En 1741 publicaba Bach el cuarto y último volumen de su Clavier-Übung (ejercicio o práctica para clave), que constaba, según dijo él mismo, «de un aria con variaciones para clavecín con dos teclados».
Cuenta la leyenda que Bach escribió estas asombrosas variaciones para vencer el insomnio del conde Hermann Karl von Keyserling, embajador ruso en la corte de Sajonia, que se las había encargado para que su joven clavecinista Johann Gottlieb Goldberg las tocara por la noche. (Seguramente esta anécdota es apócrifa, pero yo misma me las he puesto a altas horas de la noche con la misma finalidad.)

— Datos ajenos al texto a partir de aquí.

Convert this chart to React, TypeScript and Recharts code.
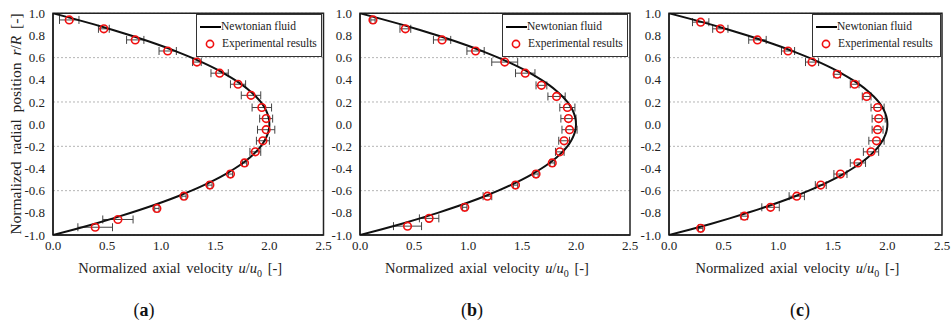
import React from 'react';
import {
  ScatterChart,
  Scatter,
  XAxis,
  YAxis,
  CartesianGrid,
  ErrorBar,
  Legend,
  ReferenceArea,
  Label,
} from 'recharts';

// radial positions r/R, axial velocities u/u0 and half-width of the error bars
const rA = [0.94, 0.86, 0.76, 0.66, 0.56, 0.46, 0.36, 0.26, 0.15, 0.05, -0.05, -0.15, -0.25, -0.35, -0.45, -0.55, -0.65, -0.76, -0.86, -0.93];
const uA = [0.15, 0.47, 0.76, 1.06, 1.33, 1.54, 1.71, 1.83, 1.93, 1.97, 1.97, 1.94, 1.87, 1.77, 1.64, 1.45, 1.21, 0.96, 0.6, 0.39];
const errA = [0.09, 0.05, 0.08, 0.08, 0.04, 0.08, 0.07, 0.09, 0.09, 0.06, 0.08, 0.06, 0.05, 0.02, 0.02, 0.02, 0.02, 0.02, 0.14, 0.16];

const rB = [0.94, 0.86, 0.76, 0.66, 0.56, 0.46, 0.35, 0.25, 0.15, 0.05, -0.05, -0.15, -0.25, -0.35, -0.45, -0.55, -0.65, -0.75, -0.85, -0.92];
const uB = [0.12, 0.42, 0.76, 1.07, 1.34, 1.53, 1.68, 1.82, 1.92, 1.93, 1.94, 1.89, 1.85, 1.78, 1.63, 1.44, 1.18, 0.97, 0.64, 0.44];
const errB = [0.02, 0.05, 0.08, 0.08, 0.12, 0.09, 0.05, 0.08, 0.07, 0.07, 0.07, 0.05, 0.04, 0.02, 0.02, 0.02, 0.04, 0.02, 0.09, 0.13];

const rC = [0.92, 0.86, 0.76, 0.66, 0.56, 0.45, 0.36, 0.25, 0.15, 0.05, -0.05, -0.15, -0.25, -0.35, -0.45, -0.55, -0.65, -0.75, -0.83, -0.94];
const uC = [0.29, 0.47, 0.81, 1.09, 1.31, 1.54, 1.7, 1.81, 1.91, 1.92, 1.91, 1.9, 1.85, 1.73, 1.57, 1.39, 1.17, 0.93, 0.69, 0.29];
const errC = [0.075, 0.07, 0.08, 0.06, 0.06, 0.03, 0.04, 0.04, 0.06, 0.06, 0.05, 0.07, 0.07, 0.07, 0.06, 0.05, 0.07, 0.08, 0.03, 0.02];

// Newtonian (Poiseuille) profile
const newtonR = [-1, -0.95, -0.9, -0.85, -0.8, -0.75, -0.7, -0.65, -0.6, -0.55, -0.5, -0.45, -0.4, -0.35, -0.3, -0.25, -0.2, -0.15, -0.1, -0.05, 0,
  0.05, 0.1, 0.15, 0.2, 0.25, 0.3, 0.35, 0.4, 0.45, 0.5, 0.55, 0.6, 0.65, 0.7, 0.75, 0.8, 0.85, 0.9, 0.95, 1];
const newtonU = [0, 0.195, 0.38, 0.555, 0.72, 0.875, 1.02, 1.155, 1.28, 1.395, 1.5, 1.595, 1.68, 1.755, 1.82, 1.875, 1.92, 1.955, 1.98, 1.995, 2,
  1.995, 1.98, 1.955, 1.92, 1.875, 1.82, 1.755, 1.68, 1.595, 1.5, 1.395, 1.28, 1.155, 1.02, 0.875, 0.72, 0.555, 0.38, 0.195, 0];

const xTicks = [0, 0.5, 1, 1.5, 2, 2.5];
const yTicks = [-1, -0.8, -0.6, -0.4, -0.2, 0, 0.2, 0.4, 0.6, 0.8, 1];
const captions = ['a', 'b', 'c'];

const FONT = "'Liberation Serif', 'Times New Roman', serif";
const RED = '#f01010';

const newtonData = newtonR.map((r, i) => ({ r, u: newtonU[i] }));
const expData = (rs: number[], us: number[], errs: number[]) =>
  rs.map((r, i) => ({ r, u: us[i], err: errs[i] }));

const panels = [
  { data: expData(rA, uA, errA), left: 0, width: 336, yWidth: 53, right: 12.5, legendLeft: 196, legendWidth: 126, captionX: 144, showYTitle: true },
  { data: expData(rB, uB, errB), left: 310, width: 336, yWidth: 50, right: 16, legendLeft: 192, legendWidth: 126, captionX: 472, showYTitle: false },
  { data: expData(rC, uC, errC), left: 620, width: 332, yWidth: 49, right: 10, legendLeft: 192, legendWidth: 129, captionX: 800, showYTitle: false },
];

const XTitle = (props: any) => {
  const { viewBox } = props;
  const cx = viewBox.x + viewBox.width / 2 - 8;
  return (
    <text x={cx} y={273} textAnchor="middle" fontFamily={FONT} fontSize={14.5} fill="#222" style={{ wordSpacing: 2 }}>
      Normalized axial velocity <tspan fontStyle="italic">u</tspan>/<tspan fontStyle="italic">u</tspan>
      <tspan dy={4} fontSize={10}>0</tspan>
      <tspan dy={-4}> [-]</tspan>
    </text>
  );
};

const YTitle = () => (
  <text
    x={21}
    y={124}
    transform="rotate(-90 21 124)"
    textAnchor="middle"
    fontFamily={FONT}
    fontSize={15.5}
    fill="#222"
    style={{ wordSpacing: 3 }}
  >
    Normalized radial position <tspan fontStyle="italic">r</tspan>/<tspan fontStyle="italic">R</tspan> [-]
  </text>
);

const makeLegend = (width: number) => () => (
  <div
    style={{
      width,
      boxSizing: 'border-box',
      border: '1px solid #333',
      background: '#fff',
      fontFamily: FONT,
      fontSize: 11.5,
      color: '#222',
      padding: '3px 1px 4px 3px',
      lineHeight: '17px',
      whiteSpace: 'nowrap',
      overflow: 'hidden',
    }}
  >
    <div style={{ display: 'flex', alignItems: 'center' }}>
      <svg width={21} height={10} style={{ flexShrink: 0 }}>
        <line x1={0} y1={5} x2={21} y2={5} stroke="#000" strokeWidth={2} />
      </svg>
      <span>Newtonian fluid</span>
    </div>
    <div style={{ display: 'flex', alignItems: 'center' }}>
      <svg width={22} height={10} style={{ flexShrink: 0 }}>
        <circle cx={10} cy={5} r={3.6} fill="none" stroke={RED} strokeWidth={1.6} />
      </svg>
      <span>Experimental results</span>
    </div>
  </div>
);

const RingDot = (props: any) => (
  <circle cx={props.cx} cy={props.cy} r={3.8} fill="none" stroke={RED} strokeWidth={1.6} />
);

const NoDot = () => <g />;

const tickStyle = { fontFamily: FONT, fontSize: 13, fill: '#222' };

export default function App() {
  return (
    <div style={{ position: 'absolute', left: 0, top: 0, width: 952, height: 325, background: '#fff' }}>
      {panels.map((p, idx) => (
        <div key={idx} style={{ position: 'absolute', left: p.left, top: 0, width: p.width, height: 325 }}>
          <ScatterChart
            width={p.width}
            height={325}
            margin={{ top: 13.3, right: p.right, left: 0, bottom: 50 }}
          >
            <CartesianGrid vertical={false} stroke="#b5b5b5" strokeDasharray="2 2" />
            <XAxis
              type="number"
              dataKey="u"
              domain={[0, 2.5]}
              ticks={xTicks}
              tickFormatter={(v: number) => v.toFixed(1)}
              tick={tickStyle}
              tickLine={false}
              tickSize={4}
              axisLine={{ stroke: '#222', strokeWidth: 1.5 }}
              height={40}
              allowDataOverflow
            >
              <Label content={XTitle} />
            </XAxis>
            <YAxis
              type="number"
              dataKey="r"
              domain={[-1, 1]}
              ticks={yTicks}
              tickFormatter={(v: number) => v.toFixed(1)}
              tick={tickStyle}
              tickLine={false}
              tickSize={5}
              tickMargin={3}
              axisLine={{ stroke: '#222', strokeWidth: 1.5 }}
              width={p.yWidth}
              allowDataOverflow
            >
              {p.showYTitle && <Label content={YTitle} />}
            </YAxis>
            <ReferenceArea x1={0} x2={2.5} y1={-1} y2={1} fill="none" stroke="#222" strokeWidth={1.5} ifOverflow="visible" />
            <Scatter
              data={newtonData}
              line={{ stroke: '#111', strokeWidth: 2 }}
              lineJointType="monotoneY"
              shape={NoDot}
              isAnimationActive={false}
              legendType="none"
            />
            <Scatter data={p.data} shape={RingDot} isAnimationActive={false}>
              <ErrorBar dataKey="err" direction="x" width={4} stroke="#444" strokeWidth={1} />
            </Scatter>
            <Legend
              layout="vertical"
              align="center"
              verticalAlign="middle"
              content={makeLegend(p.legendWidth)}
              wrapperStyle={{ position: 'absolute', top: 14, left: p.legendLeft, right: 'auto', width: p.legendWidth }}
            />
          </ScatterChart>
          <div
            style={{
              position: 'absolute',
              left: p.captionX - p.left - 30,
              width: 60,
              top: 300,
              textAlign: 'center',
              fontFamily: FONT,
              fontSize: 18,
              color: '#111',
            }}
          >
            (<b>{captions[idx]}</b>)
          </div>
        </div>
      ))}
    </div>
  );
}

Fuera cual fuese el objetivo, las Variaciones «Goldberg» son la típica música que pone en trance a las personas con sensibilidad numerológica. Tras el aria inicial, Bach despliega el prometido arsenal de variaciones, que son matemáticamente perfectas: los treinta y dos movimientos de la serie se han construido sobre un bajo continuo de treinta y dos compases; cada uno adopta la forma binaria; las frases son de dos, cuatro u ocho compases.
Toda la obra está dividida en dos, pero las variaciones pueden también dividirse en grupos de tres. Bach añade a esta estructura cristalina una serie de cánones, esas formas musicales de máxima precisión matemática. Y así sucesivamente. Los fanáticos de los números podrían pasarse la vida entera describiendo y analizando los conjuntos numerológicos de las Goldberg.

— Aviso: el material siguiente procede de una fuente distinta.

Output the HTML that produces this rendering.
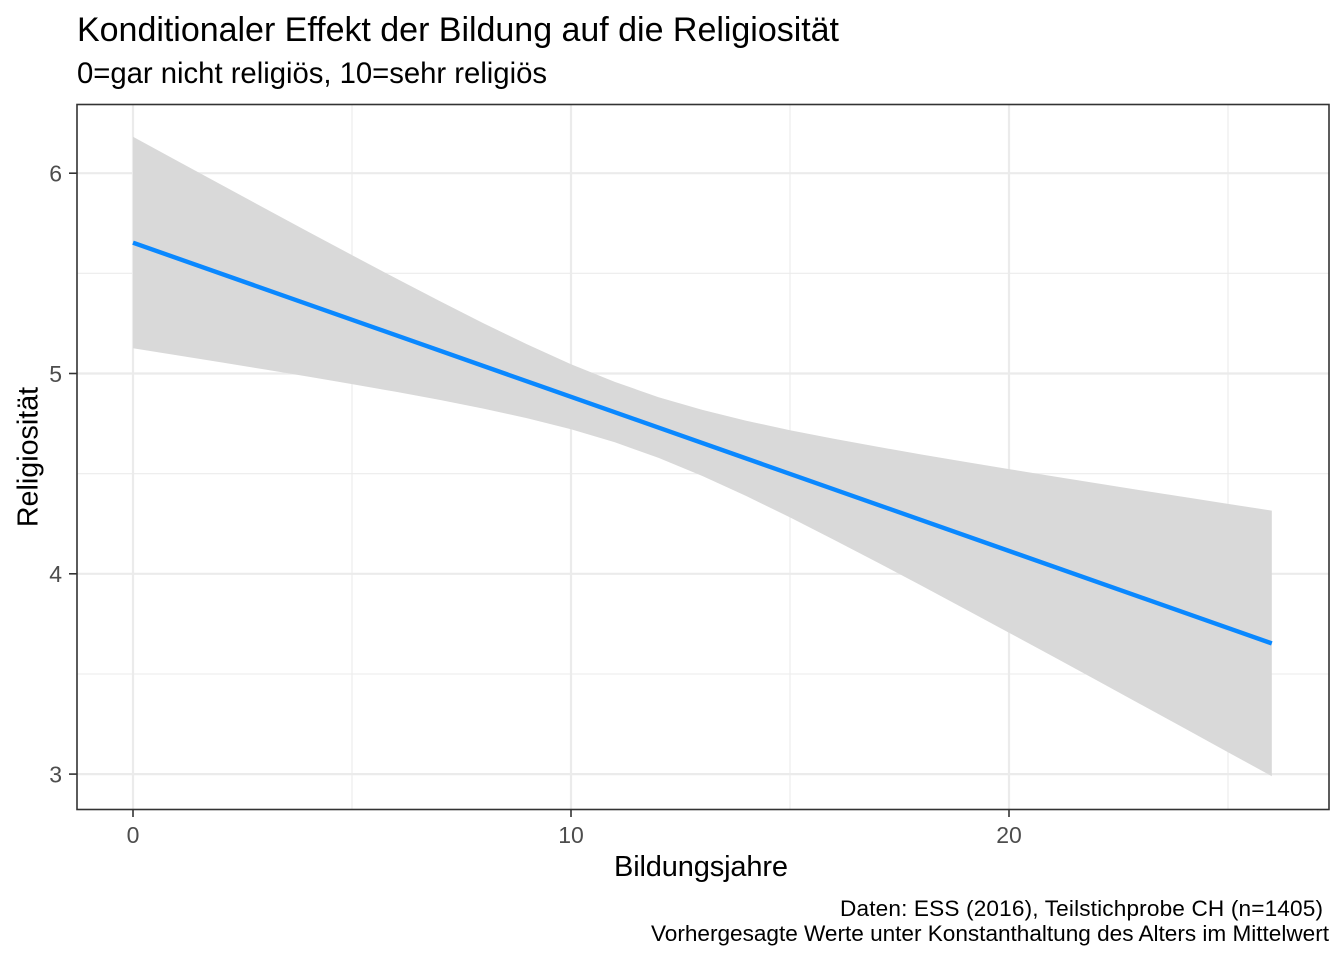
<!DOCTYPE html>
<html>
<head>
<meta charset="utf-8">
<style>
  html, body { margin: 0; padding: 0; background: #ffffff; }
  svg { display: block; }
  text { font-family: "Liberation Sans", Arial, sans-serif; }
</style>
</head>
<body>
<svg width="1344" height="960" viewBox="0 0 1344 960" xmlns="http://www.w3.org/2000/svg">
  <rect x="0" y="0" width="1344" height="960" fill="#ffffff"/>

  <!-- Title / subtitle -->
  <text x="77" y="41" font-size="34" fill="#000000" textLength="762" lengthAdjust="spacing">Konditionaler Effekt der Bildung auf die Religiosität</text>
  <text x="77" y="83" font-size="29.3" fill="#000000" textLength="470" lengthAdjust="spacing">0=gar nicht religiös, 10=sehr religiös</text>

  <!-- Panel background -->
  <rect x="77" y="104.5" width="1252" height="705" fill="#ffffff"/>

  <!-- Minor gridlines -->
  <g stroke="#ebebeb" stroke-width="1.1" fill="none">
    <line x1="77" x2="1329" y1="273.3" y2="273.3"/>
    <line x1="77" x2="1329" y1="473.7" y2="473.7"/>
    <line x1="77" x2="1329" y1="674" y2="674"/>
    <line x1="352" x2="352" y1="104.5" y2="809.5"/>
    <line x1="790" x2="790" y1="104.5" y2="809.5"/>
    <line x1="1228" x2="1228" y1="104.5" y2="809.5"/>
  </g>
  <!-- Major gridlines -->
  <g stroke="#ebebeb" stroke-width="2.2" fill="none">
    <line x1="77" x2="1329" y1="173.2" y2="173.2"/>
    <line x1="77" x2="1329" y1="373.5" y2="373.5"/>
    <line x1="77" x2="1329" y1="573.8" y2="573.8"/>
    <line x1="77" x2="1329" y1="774.1" y2="774.1"/>
    <line x1="133" x2="133" y1="104.5" y2="809.5"/>
    <line x1="571" x2="571" y1="104.5" y2="809.5"/>
    <line x1="1009" x2="1009" y1="104.5" y2="809.5"/>
  </g>

  <!-- Confidence ribbon -->
  <polygon fill="#d9d9d9" points="
    133,136.7 176.8,160.6 220.6,184.4 264.4,208.1 308.2,231.7 352,255.1 395.8,278.3 439.6,301.0
    483.4,323.2 527.2,344.4 571,364.2 614.8,381.9 658.6,397.2 702.4,409.9 746.2,420.7 790,430.2
    833.8,438.8 877.6,446.8 921.4,454.5 965.2,461.9 1009,469.1 1052.8,476.2 1096.6,483.2 1140.4,490.2
    1184.2,497.0 1228,503.9 1271.8,510.6
    1271.8,776.2 1228,752.2 1184.2,728.1 1140.4,704.2 1096.6,680.3 1052.8,656.4 1009,632.7 965.2,609.1
    921.4,585.6 877.6,562.5 833.8,539.7 790,517.4 746.2,496.0 702.4,476.0 658.6,457.9 614.8,442.3
    571,429.2 527.2,418.2 483.4,408.6 439.6,399.9 395.8,391.8 352,384.1 308.2,376.6 264.4,369.4
    220.6,362.3 176.8,355.2 133,348.3"/>

  <!-- Prediction line -->
  <line x1="133" y1="242.7" x2="1271.8" y2="643.4" stroke="#0a88ff" stroke-width="4.4" stroke-linecap="butt"/>

  <!-- Panel border -->
  <rect x="77" y="104.5" width="1252" height="705" fill="none" stroke="#333333" stroke-width="1.6"/>

  <!-- Axis ticks -->
  <g stroke="#333333" stroke-width="1.6">
    <line x1="69" x2="77" y1="173.2" y2="173.2"/>
    <line x1="69" x2="77" y1="373.5" y2="373.5"/>
    <line x1="69" x2="77" y1="573.8" y2="573.8"/>
    <line x1="69" x2="77" y1="774.1" y2="774.1"/>
    <line x1="133" x2="133" y1="809.5" y2="817"/>
    <line x1="571" x2="571" y1="809.5" y2="817"/>
    <line x1="1009" x2="1009" y1="809.5" y2="817"/>
  </g>

  <!-- Y tick labels -->
  <g font-size="23" fill="#4d4d4d" text-anchor="end">
    <text x="62" y="181.5">6</text>
    <text x="62" y="381.8">5</text>
    <text x="62" y="582.1">4</text>
    <text x="62" y="782.4">3</text>
  </g>
  <!-- X tick labels -->
  <g font-size="23" fill="#4d4d4d" text-anchor="middle">
    <text x="133" y="843">0</text>
    <text x="571" y="843">10</text>
    <text x="1009" y="843">20</text>
  </g>

  <!-- Axis titles -->
  <text x="614" y="876" font-size="29" fill="#000000" textLength="174" lengthAdjust="spacing">Bildungsjahre</text>
  <text transform="translate(37.5,457) rotate(-90)" font-size="28.7" fill="#000000" text-anchor="middle">Religiosität</text>

  <!-- Caption -->
  <g font-size="22.6" fill="#000000">
    <text x="840" y="916" textLength="483" lengthAdjust="spacing">Daten: ESS (2016), Teilstichprobe CH (n=1405)</text>
    <text x="651" y="941" textLength="678" lengthAdjust="spacing">Vorhergesagte Werte unter Konstanthaltung des Alters im Mittelwert</text>
  </g>
</svg>
</body>
</html>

Es revelador, sin embargo, que Bach anotara en el manuscrito que la obra se había «preparado para deleite espiritual de los amantes de la música». Para mí es un brillante ejemplo de los efectos mágicos que puede ejercer la música, aunque el oyente no conozca la causa. Así que me quedo con «el deleite espiritual». No hace falta ser licenciado en matemáticas para ello.